80 Plus is an efficiency certification — it measures how much wall power actually reaches your components vs lost as heat. Bronze (~85%), Gold (~90%), Platinum (~92%), Titanium (~94%). Gold is the value sweet spot in 2026: meaningfully efficient, cooler, quieter, without the price premium of Platinum/Titanium.
Fully modular PSUs let you connect only the cables you need, improving airflow and making cable management much cleaner. Semi-modular keeps essential cables attached and detaches the rest. For most builders, fully or semi-modular is worth the small premium for a tidier, better-cooled build.
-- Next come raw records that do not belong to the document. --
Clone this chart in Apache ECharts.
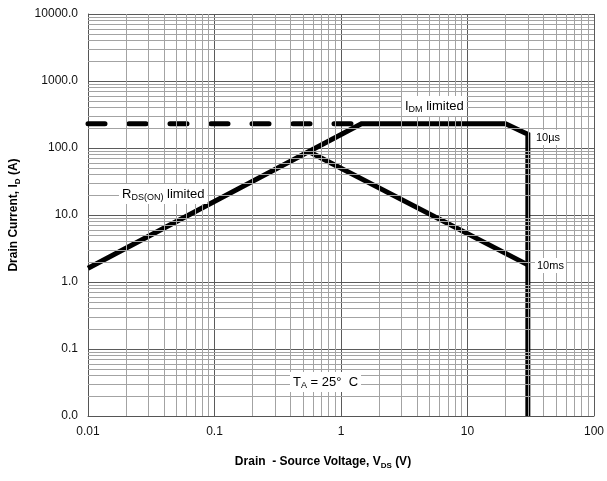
<!DOCTYPE html>
<html>
<head>
<meta charset="utf-8">
<script src="https://cdn.jsdelivr.net/npm/echarts@6.0.0/dist/echarts.min.js"></script>
<style>
html,body{margin:0;padding:0;background:#fff;}
#chart{width:607px;height:481px;}
</style>
</head>
<body>
<div id="chart"></div>
<script>
// ---- data ----
const xTickLabels = ['0.01', '0.1', '1', '10', '100'];
const yTickLabels = ['0.0', '0.1', '1.0', '10.0', '100.0', '1000.0', '10000.0'];
const xDecades = [0.01, 0.1, 1, 10, 100];
const yDecades = [0.01, 0.1, 1, 10, 100, 1000, 10000];
const minorMultipliers = [2, 3, 4, 5, 6, 7, 8, 9];
// I_DM limit extended to the left (dashed)
const idmDashed = [[0.01, 230], [1.45, 230]];
// SOA boundary: R_DS(on) limit -> I_DM limit -> 10us -> V_DS max
const soaBoundary = [[0.01, 1.6], [1.45, 230], [20, 230], [30, 160], [30, 0.01]];
// 10 ms line
const line10ms = [[0.56, 88], [30, 1.8]];

// minor grid positions
const xMinor = [];
xDecades.slice(0, -1).forEach(d => minorMultipliers.forEach(m => xMinor.push(d * m)));
const yMinor = [];
yDecades.slice(0, -1).forEach(d => minorMultipliers.forEach(m => yMinor.push(d * m)));

function labelFor(v, ticks, labels) {
  let best = 0, bd = Infinity;
  ticks.forEach((t, i) => {
    const d = Math.abs(Math.log10(v) - Math.log10(t));
    if (d < bd) { bd = d; best = i; }
  });
  return labels[best];
}

const chart = echarts.init(document.getElementById('chart'), null, {renderer: 'canvas'});
const FONT = '"Liberation Sans", Arial, sans-serif';

const minorLines = [];
xMinor.forEach(v => minorLines.push({xAxis: v}));
yMinor.forEach(v => minorLines.push({yAxis: v}));

const titleRich = {
  b: {fontSize: 12, fontWeight: 'bold', fontFamily: FONT, color: '#000', lineHeight: 16},
  s: {fontSize: 8, fontWeight: 'bold', fontFamily: FONT, color: '#000', lineHeight: 10, verticalAlign: 'bottom'}
};

const option = {
  animation: false,
  backgroundColor: '#fff',
  textStyle: {fontFamily: FONT},
  grid: {left: 88, right: 11, top: 14, bottom: 65, containLabel: false},
  xAxis: {
    type: 'log', logBase: 10, min: 0.01, max: 100, splitNumber: 4,
    axisLine: {show: true, onZero: false, lineStyle: {color: '#555', width: 1}},
    axisTick: {show: false},
    axisLabel: {
      color: '#111', fontSize: 12, fontFamily: FONT, margin: 10,
      formatter: v => labelFor(v, xDecades, xTickLabels)
    },
    splitLine: {show: true, lineStyle: {color: '#5a5a5a', width: 1}},
    name: '{b|Drain  - Source Voltage, V}{s|DS}{b| (V)}',
    nameLocation: 'middle', nameGap: 38,
    nameTextStyle: {padding: [0, 36, 0, 0], rich: titleRich}
  },
  yAxis: {
    type: 'log', logBase: 10, min: 0.01, max: 10000, splitNumber: 6,
    axisLine: {show: true, onZero: false, lineStyle: {color: '#555', width: 1}},
    axisTick: {show: false},
    axisLabel: {
      color: '#111', fontSize: 12, fontFamily: FONT, margin: 10,
      formatter: v => labelFor(v, yDecades, yTickLabels)
    },
    splitLine: {show: true, lineStyle: {color: '#5a5a5a', width: 1}},
    name: '{b|Drain Current, I}{s|D}{b| (A)}',
    nameLocation: 'middle', nameGap: 66, nameRotate: 90,
    nameTextStyle: {rich: titleRich}
  },
  series: [
    {
      type: 'line', data: [], silent: true,
      markLine: {
        silent: true, symbol: ['none', 'none'], animation: false,
        label: {show: false},
        lineStyle: {color: '#a3a3a3', width: 1, type: 'solid'},
        emphasis: {disabled: true},
        data: minorLines
      }
    },
    {
      type: 'line', data: idmDashed, symbol: 'none', silent: true,
      lineStyle: {color: '#000', width: 5, type: [17, 24], cap: 'round'}
    },
    {
      type: 'line', data: soaBoundary, symbol: 'none', silent: true,
      lineStyle: {color: '#000', width: 5, join: 'miter'}
    },
    {
      type: 'line', data: line10ms, symbol: 'none', silent: true,
      lineStyle: {color: '#000', width: 5}
    }
  ],
  graphic: [
    {
      type: 'text', left: 402, top: 96, z: 100,
      style: {
        text: '{m|I}{s|DM}{m| limited}', backgroundColor: '#fff', padding: [2, 3, 2, 3],
        rich: {
          m: {fontSize: 13, fontFamily: FONT, fill: '#000', lineHeight: 16},
          s: {fontSize: 9, fontFamily: FONT, fill: '#000', lineHeight: 10, verticalAlign: 'bottom'}
        }
      }
    },
    {
      type: 'text', left: 534, top: 130, z: 100,
      style: {text: '10\u00b5s', fontSize: 11, fontFamily: FONT, fill: '#000', backgroundColor: '#fff', padding: [2, 2, 2, 2]}
    },
    {
      type: 'text', left: 119, top: 184, z: 100,
      style: {
        text: '{m|R}{s|DS(ON)}{m| limited}', backgroundColor: '#fff', padding: [2, 3, 2, 3],
        rich: {
          m: {fontSize: 13, fontFamily: FONT, fill: '#000', lineHeight: 16},
          s: {fontSize: 9, fontFamily: FONT, fill: '#000', lineHeight: 10, verticalAlign: 'bottom'}
        }
      }
    },
    {
      type: 'text', left: 535, top: 258, z: 100,
      style: {text: '10ms', fontSize: 11, fontFamily: FONT, fill: '#000', backgroundColor: '#fff', padding: [2, 2, 2, 2]}
    },
    {
      type: 'text', left: 290, top: 372, z: 100,
      style: {
        text: '{m|T}{s|A}{m| = 25\u00b0  C}', backgroundColor: '#fff', padding: [2, 3, 2, 3],
        rich: {
          m: {fontSize: 13, fontFamily: FONT, fill: '#000', lineHeight: 16},
          s: {fontSize: 9, fontFamily: FONT, fill: '#000', lineHeight: 10, verticalAlign: 'bottom'}
        }
      }
    }
  ]
};
chart.setOption(option);
</script>
</body>
</html>
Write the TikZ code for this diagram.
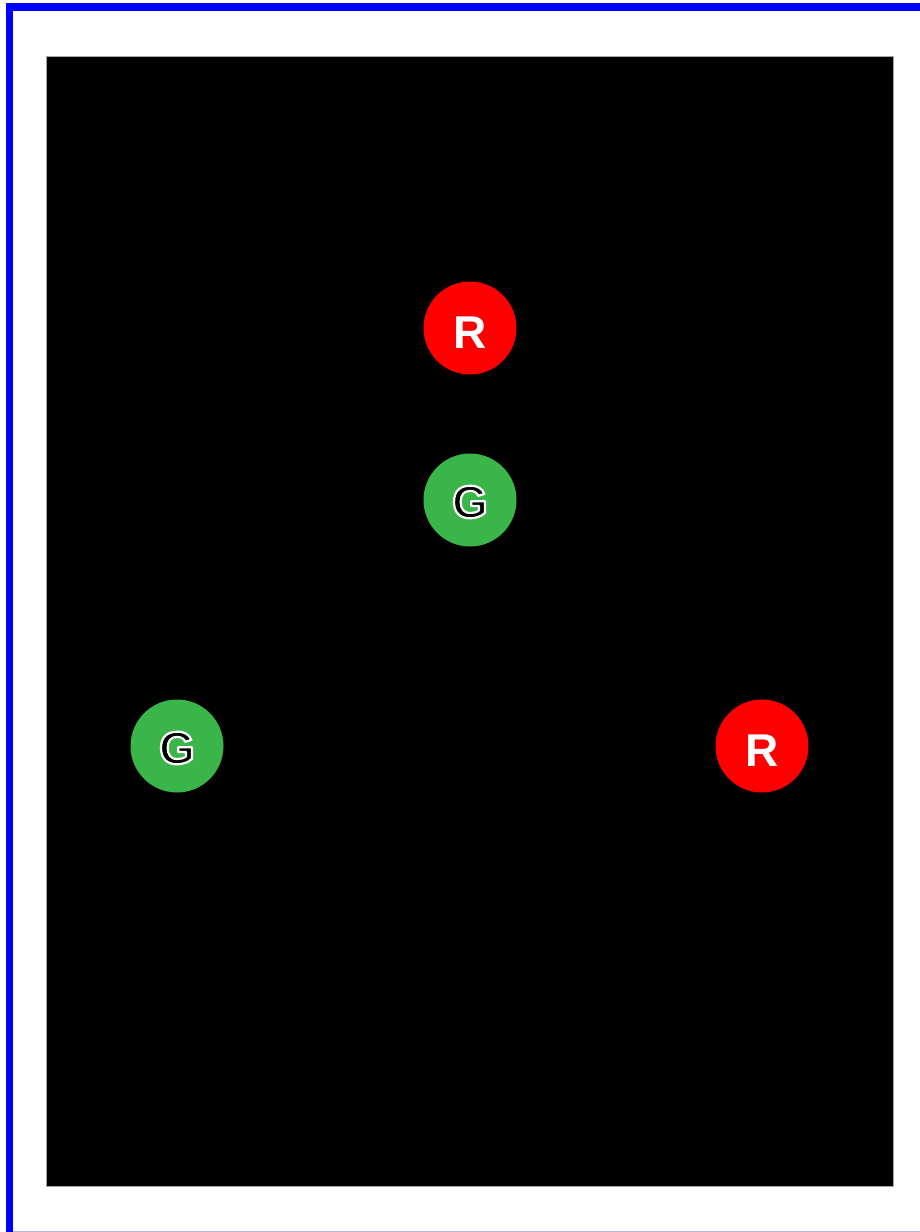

An RTX 4080 has a 320W TDP. Paired with a Core i7 or Ryzen 7 (~125W), your system draws ~500–550W under full gaming load. A 750W Gold PSU gives solid headroom and headroom for CPU boost spikes. 850W is the recommended choice for future-proofing and efficiency. A 1000W PSU is only necessary if you're pairing an RTX 4090 (450W TDP) with a high-end CPU.
Quality PSUs from Seasonic, Corsair, and EVGA are typically rated for 100,000 hours MTBF and carry 5–10 year warranties. In practice, a Gold or Platinum PSU from a reputable brand lasts 7–10 years in a normal build. Cheap PSUs fail sooner and can damage connected components when they do. The PSU is the one component where saving $20 by buying a lower-quality unit is not worth the risk.
ATX 3.0 is the updated power supply spec that includes a native 16-pin PCIe 5.0 connector (600W capable) for high-TDP GPUs like the RTX 4080 and 4090. If you have an RTX 4090, an ATX 3.0 PSU with a 16-pin connector eliminates the adapter required by older units. For any GPU below the 4090, a quality ATX 2.52 PSU with adequate wattage is sufficient — the 16-pin adapter that ships with most current GPUs works without issue.